Call for Systemic Change: Good Marketing Dares to Challenge the Systems that Contain it
In ancient Rome, you could buy a pot – or you could buy the potter. But to buy the potter’s work capacity in allotments of time? What a strange concept! Yet, that’s modern work.
Similarly, it’s hard to imagine a world without profits and markets everywhere. It seems unfathomable. It’s equally hard to deny that the social and economic systems we’ve created are unsustainable.
And so, we need to accept that as much as we need a better future, it may be unimaginable to us right now. Perhaps, today’s marketing practices won’t make much sense in that future. But that shouldn’t keep marketers from calling for systemic change.
For example, it might seem strange for marketers to advocate for limits on advertising. But there’s nothing wrong in daring to imagine a vastly different world if that means we’ll all be happier and healthier.
Make a Difference: Good Marketing Walks the Talk
Since international climate talks began in the early 1990s, we’ve emitted more planet-warming greenhouse gases than we did in the previous two and a half centuries. Ouch.
This is not to say that climate talks and technological promises don’t matter. They matter a great deal. But they can seem toothless in the absence of real and impactful action.
The same is true for business. Climate pledges, diversity hires and tree planting are common ways to signal business sustainability. But more often than not, they don’t lead to fundamental change.
Indeed, people have a knack for telling gesture from action. So, be daring and do something impactful. Lobby for better legislation. Set strict supply chain requirements. Democratise the workplace. Walk the walk – so you can talk the talk.
Show your Cards: Good Marketing Admits to the Dynamics of our World
Everyone knows that ads are meant to make you buy more stuff. Everyone knows that you can’t run a business in this world without making a profit.
There’s no point in hiding what your marketing is meant to do.
In fact, it’s perfectly okay to admit that even if you don’t agree with the profit imperative, you still have to conform to those dynamics. Now, imagine an ad telling you this:
‘We’ve not yet figured out how to stay in business and pay our employees without advertising and selling you things. But when we do, we promise: the silence will be deafening. Until then, 2% of our profits will support the climate movement.’
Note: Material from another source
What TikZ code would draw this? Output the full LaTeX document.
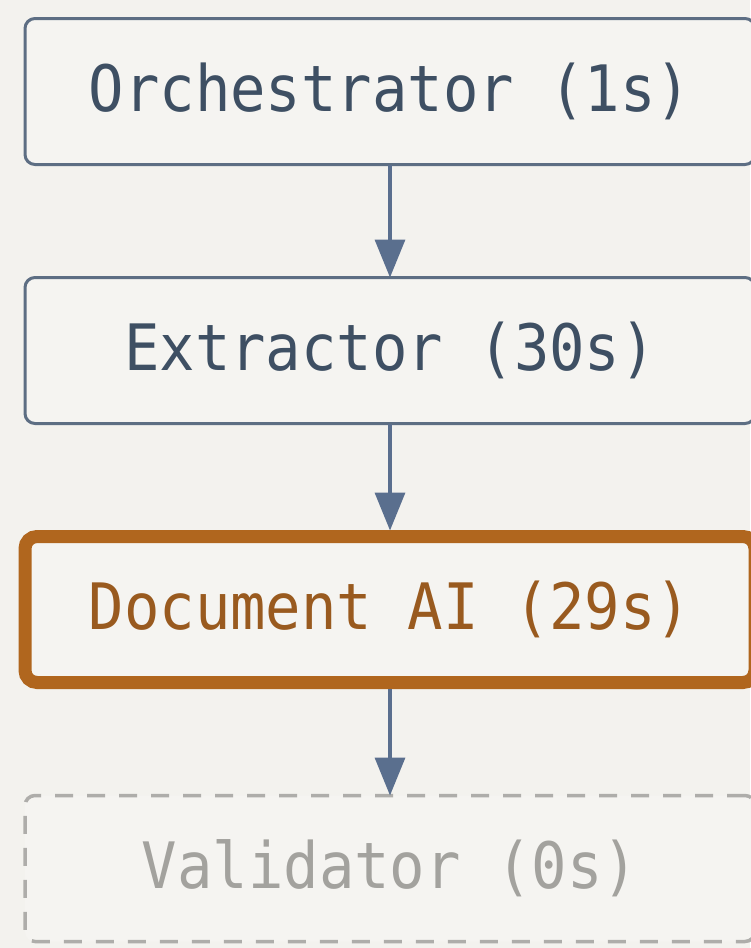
\documentclass[tikz,border=0pt]{standalone}
\usepackage{fontspec}
\newfontfamily\stagefont[FakeStretch=0.92]{DejaVu Sans Mono}
\usepackage{xcolor}
\usetikzlibrary{arrows.meta,positioning}

\definecolor{paper}{HTML}{F3F2EE}
\definecolor{boxfill}{HTML}{F5F4F1}
\definecolor{slateline}{HTML}{5D6E83}
\definecolor{slatetext}{HTML}{3E4F63}
\definecolor{arrowblue}{HTML}{5A6F8E}
\definecolor{hotline}{HTML}{B0661E}
\definecolor{hottext}{HTML}{995A1F}
\definecolor{idleline}{HTML}{AEADAA}
\definecolor{idletext}{HTML}{A3A29E}

\begin{document}
\begin{tikzpicture}[
    x=1pt, y=1pt,
    node distance=113pt,
    stage/.style={draw=slateline, fill=boxfill, rectangle, rounded corners=10pt, line width=3pt,
        outer sep=0pt, minimum width=730pt, minimum height=146pt, text=slatetext,
        font=\stagefont\fontsize{64}{66}\selectfont},
    hot/.style={stage, draw=hotline, line width=13pt, rounded corners=12pt, text=hottext},
    idle/.style={stage, draw=idleline, line width=3.5pt, dash pattern=on 18pt off 14pt, text=idletext},
    flow/.style={-{Triangle[width=30pt,length=38pt]}, draw=arrowblue, fill=arrowblue, line width=3.5pt}
]
    \useasboundingbox[fill=paper] (0,0) rectangle (750,-948);

    % Pipeline stages
    \node[stage] (orch) at (390,-91.5) {Orchestrator (1s)};
    \node[stage, below=of orch] (extract) {Extractor (30s)};
    \node[hot, below=of extract] (docai) {Document AI (29s)};
    \node[idle, below=of docai] (validate) {Validator (0s)};

    % Arrows
    \draw[flow] (orch) -- (extract);
    \draw[flow, shorten >=6pt] (extract) -- (docai);
    \draw[flow, shorten <=6pt] (docai) -- (validate);
\end{tikzpicture}
\end{document}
Most of us wake up each morning and go to work. In doing so, we collectively maintain a society and an economy that warms the planet and harms nature.
Changing the current world order is a tall order. Nevertheless, change is possible.
It starts by imagining a better, post-COP26 world. And that starts by crafting new and better stories. Whatever role marketing will play in this future, it can certainly help to write the stories of a sustainable tomorrow. There’s only one rule: dare to care.